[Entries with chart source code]
-*-*-

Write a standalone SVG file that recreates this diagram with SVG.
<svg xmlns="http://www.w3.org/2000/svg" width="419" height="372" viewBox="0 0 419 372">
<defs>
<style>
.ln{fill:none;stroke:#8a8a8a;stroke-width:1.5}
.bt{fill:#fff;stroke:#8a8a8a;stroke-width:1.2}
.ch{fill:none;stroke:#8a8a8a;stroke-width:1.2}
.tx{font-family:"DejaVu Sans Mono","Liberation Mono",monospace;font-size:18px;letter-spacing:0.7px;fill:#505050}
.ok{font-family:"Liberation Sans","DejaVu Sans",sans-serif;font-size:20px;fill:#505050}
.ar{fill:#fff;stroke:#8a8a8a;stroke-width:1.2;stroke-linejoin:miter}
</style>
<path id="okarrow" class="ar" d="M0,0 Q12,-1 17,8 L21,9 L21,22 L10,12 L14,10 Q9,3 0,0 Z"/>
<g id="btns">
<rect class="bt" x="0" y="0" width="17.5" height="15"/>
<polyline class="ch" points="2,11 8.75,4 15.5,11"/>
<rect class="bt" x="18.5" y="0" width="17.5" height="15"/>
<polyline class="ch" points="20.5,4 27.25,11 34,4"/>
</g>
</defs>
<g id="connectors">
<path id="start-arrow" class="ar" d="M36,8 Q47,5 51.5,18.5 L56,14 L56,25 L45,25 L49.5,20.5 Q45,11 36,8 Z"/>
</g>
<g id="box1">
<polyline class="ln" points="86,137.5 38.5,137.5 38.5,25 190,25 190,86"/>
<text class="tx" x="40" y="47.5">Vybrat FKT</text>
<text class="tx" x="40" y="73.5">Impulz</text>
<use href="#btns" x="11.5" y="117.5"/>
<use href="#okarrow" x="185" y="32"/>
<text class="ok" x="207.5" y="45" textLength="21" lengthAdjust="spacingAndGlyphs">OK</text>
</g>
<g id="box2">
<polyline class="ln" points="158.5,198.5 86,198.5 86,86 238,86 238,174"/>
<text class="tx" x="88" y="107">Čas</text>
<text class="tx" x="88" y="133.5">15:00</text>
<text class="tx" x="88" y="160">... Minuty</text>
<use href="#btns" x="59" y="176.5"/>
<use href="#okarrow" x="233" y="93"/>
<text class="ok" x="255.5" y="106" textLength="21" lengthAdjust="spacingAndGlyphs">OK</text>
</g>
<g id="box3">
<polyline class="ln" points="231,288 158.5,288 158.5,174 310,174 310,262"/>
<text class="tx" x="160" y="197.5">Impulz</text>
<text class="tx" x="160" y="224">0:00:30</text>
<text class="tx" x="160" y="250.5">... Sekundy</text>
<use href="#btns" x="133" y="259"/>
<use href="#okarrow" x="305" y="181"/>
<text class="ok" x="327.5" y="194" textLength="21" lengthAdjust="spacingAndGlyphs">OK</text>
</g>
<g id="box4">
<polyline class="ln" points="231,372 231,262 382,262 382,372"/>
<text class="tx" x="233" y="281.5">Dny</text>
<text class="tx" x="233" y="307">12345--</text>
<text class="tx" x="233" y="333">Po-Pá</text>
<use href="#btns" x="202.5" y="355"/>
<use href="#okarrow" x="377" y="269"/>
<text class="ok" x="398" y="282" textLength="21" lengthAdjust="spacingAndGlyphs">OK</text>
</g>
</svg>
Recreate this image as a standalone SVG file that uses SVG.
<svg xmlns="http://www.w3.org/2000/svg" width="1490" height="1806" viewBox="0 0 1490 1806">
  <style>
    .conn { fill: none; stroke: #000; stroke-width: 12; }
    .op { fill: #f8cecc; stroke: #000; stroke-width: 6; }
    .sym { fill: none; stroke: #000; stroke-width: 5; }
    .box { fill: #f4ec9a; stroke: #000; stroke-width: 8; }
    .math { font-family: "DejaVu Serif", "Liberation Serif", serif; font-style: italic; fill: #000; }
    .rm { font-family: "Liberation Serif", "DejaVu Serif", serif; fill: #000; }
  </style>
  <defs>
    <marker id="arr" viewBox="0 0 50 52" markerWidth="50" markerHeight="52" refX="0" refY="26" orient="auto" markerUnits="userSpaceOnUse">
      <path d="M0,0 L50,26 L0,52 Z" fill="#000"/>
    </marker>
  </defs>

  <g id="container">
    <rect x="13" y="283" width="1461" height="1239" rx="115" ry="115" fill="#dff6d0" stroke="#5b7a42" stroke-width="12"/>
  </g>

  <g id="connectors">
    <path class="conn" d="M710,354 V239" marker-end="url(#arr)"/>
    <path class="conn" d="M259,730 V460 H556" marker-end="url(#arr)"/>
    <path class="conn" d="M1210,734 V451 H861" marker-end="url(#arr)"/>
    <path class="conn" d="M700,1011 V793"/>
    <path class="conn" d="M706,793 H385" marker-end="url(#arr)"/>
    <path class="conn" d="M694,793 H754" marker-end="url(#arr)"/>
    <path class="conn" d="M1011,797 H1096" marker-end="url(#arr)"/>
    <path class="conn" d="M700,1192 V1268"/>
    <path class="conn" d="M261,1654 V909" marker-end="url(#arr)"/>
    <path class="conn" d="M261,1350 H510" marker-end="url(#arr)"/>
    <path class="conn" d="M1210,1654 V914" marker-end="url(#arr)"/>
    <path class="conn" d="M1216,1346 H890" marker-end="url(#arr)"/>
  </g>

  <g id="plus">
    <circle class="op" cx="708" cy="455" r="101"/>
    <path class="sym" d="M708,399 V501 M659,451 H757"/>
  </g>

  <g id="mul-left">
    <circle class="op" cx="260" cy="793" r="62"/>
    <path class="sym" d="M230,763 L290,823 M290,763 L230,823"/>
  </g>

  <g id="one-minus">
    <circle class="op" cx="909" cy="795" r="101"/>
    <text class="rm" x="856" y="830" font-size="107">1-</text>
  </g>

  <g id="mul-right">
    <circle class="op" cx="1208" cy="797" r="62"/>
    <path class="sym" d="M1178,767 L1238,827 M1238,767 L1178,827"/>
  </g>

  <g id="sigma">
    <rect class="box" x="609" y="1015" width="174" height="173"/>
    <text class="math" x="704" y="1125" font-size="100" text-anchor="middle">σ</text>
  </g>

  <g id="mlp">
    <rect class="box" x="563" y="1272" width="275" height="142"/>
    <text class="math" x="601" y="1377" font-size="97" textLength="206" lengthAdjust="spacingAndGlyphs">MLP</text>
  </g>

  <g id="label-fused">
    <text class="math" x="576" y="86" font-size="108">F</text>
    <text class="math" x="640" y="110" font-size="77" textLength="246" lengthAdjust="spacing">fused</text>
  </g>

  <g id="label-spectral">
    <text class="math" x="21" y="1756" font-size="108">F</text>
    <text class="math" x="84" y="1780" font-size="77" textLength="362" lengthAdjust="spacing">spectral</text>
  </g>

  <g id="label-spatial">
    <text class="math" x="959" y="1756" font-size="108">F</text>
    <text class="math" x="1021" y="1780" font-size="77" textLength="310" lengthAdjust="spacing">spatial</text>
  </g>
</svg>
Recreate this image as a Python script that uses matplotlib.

-*-*-

Quote each line above in full, word for word.

• [EXERCISE SOLUTION]:
Write a standalone SVG file that recreates this diagram with SVG.
<svg xmlns="http://www.w3.org/2000/svg" width="419" height="372" viewBox="0 0 419 372">
<defs>
<style>
.ln{fill:none;stroke:#8a8a8a;stroke-width:1.5}
.bt{fill:#fff;stroke:#8a8a8a;stroke-width:1.2}
.ch{fill:none;stroke:#8a8a8a;stroke-width:1.2}
.tx{font-family:"DejaVu Sans Mono","Liberation Mono",monospace;font-size:18px;letter-spacing:0.7px;fill:#505050}
.ok{font-family:"Liberation Sans","DejaVu Sans",sans-serif;font-size:20px;fill:#505050}
.ar{fill:#fff;stroke:#8a8a8a;stroke-width:1.2;stroke-linejoin:miter}
</style>
<path id="okarrow" class="ar" d="M0,0 Q12,-1 17,8 L21,9 L21,22 L10,12 L14,10 Q9,3 0,0 Z"/>
<g id="btns">
<rect class="bt" x="0" y="0" width="17.5" height="15"/>
<polyline class="ch" points="2,11 8.75,4 15.5,11"/>
<rect class="bt" x="18.5" y="0" width="17.5" height="15"/>
<polyline class="ch" points="20.5,4 27.25,11 34,4"/>
</g>
</defs>
<g id="connectors">
<path id="start-arrow" class="ar" d="M36,8 Q47,5 51.5,18.5 L56,14 L56,25 L45,25 L49.5,20.5 Q45,11 36,8 Z"/>
</g>
<g id="box1">
<polyline class="ln" points="86,137.5 38.5,137.5 38.5,25 190,25 190,86"/>
<text class="tx" x="40" y="47.5">Vybrat FKT</text>
<text class="tx" x="40" y="73.5">Impulz</text>
<use href="#btns" x="11.5" y="117.5"/>
<use href="#okarrow" x="185" y="32"/>
<text class="ok" x="207.5" y="45" textLength="21" lengthAdjust="spacingAndGlyphs">OK</text>
</g>
<g id="box2">
<polyline class="ln" points="158.5,198.5 86,198.5 86,86 238,86 238,174"/>
<text class="tx" x="88" y="107">Čas</text>
<text class="tx" x="88" y="133.5">15:00</text>
<text class="tx" x="88" y="160">... Minuty</text>
<use href="#btns" x="59" y="176.5"/>
<use href="#okarrow" x="233" y="93"/>
<text class="ok" x="255.5" y="106" textLength="21" lengthAdjust="spacingAndGlyphs">OK</text>
</g>
<g id="box3">
<polyline class="ln" points="231,288 158.5,288 158.5,174 310,174 310,262"/>
<text class="tx" x="160" y="197.5">Impulz</text>
<text class="tx" x="160" y="224">0:00:30</text>
<text class="tx" x="160" y="250.5">... Sekundy</text>
<use href="#btns" x="133" y="259"/>
<use href="#okarrow" x="305" y="181"/>
<text class="ok" x="327.5" y="194" textLength="21" lengthAdjust="spacingAndGlyphs">OK</text>
</g>
<g id="box4">
<polyline class="ln" points="231,372 231,262 382,262 382,372"/>
<text class="tx" x="233" y="281.5">Dny</text>
<text class="tx" x="233" y="307">12345--</text>
<text class="tx" x="233" y="333">Po-Pá</text>
<use href="#btns" x="202.5" y="355"/>
<use href="#okarrow" x="377" y="269"/>
<text class="ok" x="398" y="282" textLength="21" lengthAdjust="spacingAndGlyphs">OK</text>
</g>
</svg>
Recreate this image as a standalone SVG file that uses SVG.
<svg xmlns="http://www.w3.org/2000/svg" width="1490" height="1806" viewBox="0 0 1490 1806">
  <style>
    .conn { fill: none; stroke: #000; stroke-width: 12; }
    .op { fill: #f8cecc; stroke: #000; stroke-width: 6; }
    .sym { fill: none; stroke: #000; stroke-width: 5; }
    .box { fill: #f4ec9a; stroke: #000; stroke-width: 8; }
    .math { font-family: "DejaVu Serif", "Liberation Serif", serif; font-style: italic; fill: #000; }
    .rm { font-family: "Liberation Serif", "DejaVu Serif", serif; fill: #000; }
  </style>
  <defs>
    <marker id="arr" viewBox="0 0 50 52" markerWidth="50" markerHeight="52" refX="0" refY="26" orient="auto" markerUnits="userSpaceOnUse">
      <path d="M0,0 L50,26 L0,52 Z" fill="#000"/>
    </marker>
  </defs>

  <g id="container">
    <rect x="13" y="283" width="1461" height="1239" rx="115" ry="115" fill="#dff6d0" stroke="#5b7a42" stroke-width="12"/>
  </g>

  <g id="connectors">
    <path class="conn" d="M710,354 V239" marker-end="url(#arr)"/>
    <path class="conn" d="M259,730 V460 H556" marker-end="url(#arr)"/>
    <path class="conn" d="M1210,734 V451 H861" marker-end="url(#arr)"/>
    <path class="conn" d="M700,1011 V793"/>
    <path class="conn" d="M706,793 H385" marker-end="url(#arr)"/>
    <path class="conn" d="M694,793 H754" marker-end="url(#arr)"/>
    <path class="conn" d="M1011,797 H1096" marker-end="url(#arr)"/>
    <path class="conn" d="M700,1192 V1268"/>
    <path class="conn" d="M261,1654 V909" marker-end="url(#arr)"/>
    <path class="conn" d="M261,1350 H510" marker-end="url(#arr)"/>
    <path class="conn" d="M1210,1654 V914" marker-end="url(#arr)"/>
    <path class="conn" d="M1216,1346 H890" marker-end="url(#arr)"/>
  </g>

  <g id="plus">
    <circle class="op" cx="708" cy="455" r="101"/>
    <path class="sym" d="M708,399 V501 M659,451 H757"/>
  </g>

  <g id="mul-left">
    <circle class="op" cx="260" cy="793" r="62"/>
    <path class="sym" d="M230,763 L290,823 M290,763 L230,823"/>
  </g>

  <g id="one-minus">
    <circle class="op" cx="909" cy="795" r="101"/>
    <text class="rm" x="856" y="830" font-size="107">1-</text>
  </g>

  <g id="mul-right">
    <circle class="op" cx="1208" cy="797" r="62"/>
    <path class="sym" d="M1178,767 L1238,827 M1238,767 L1178,827"/>
  </g>

  <g id="sigma">
    <rect class="box" x="609" y="1015" width="174" height="173"/>
    <text class="math" x="704" y="1125" font-size="100" text-anchor="middle">σ</text>
  </g>

  <g id="mlp">
    <rect class="box" x="563" y="1272" width="275" height="142"/>
    <text class="math" x="601" y="1377" font-size="97" textLength="206" lengthAdjust="spacingAndGlyphs">MLP</text>
  </g>

  <g id="label-fused">
    <text class="math" x="576" y="86" font-size="108">F</text>
    <text class="math" x="640" y="110" font-size="77" textLength="246" lengthAdjust="spacing">fused</text>
  </g>

  <g id="label-spectral">
    <text class="math" x="21" y="1756" font-size="108">F</text>
    <text class="math" x="84" y="1780" font-size="77" textLength="362" lengthAdjust="spacing">spectral</text>
  </g>

  <g id="label-spatial">
    <text class="math" x="959" y="1756" font-size="108">F</text>
    <text class="math" x="1021" y="1780" font-size="77" textLength="310" lengthAdjust="spacing">spatial</text>
  </g>
</svg>
Recreate this image as a Python script that uses matplotlib.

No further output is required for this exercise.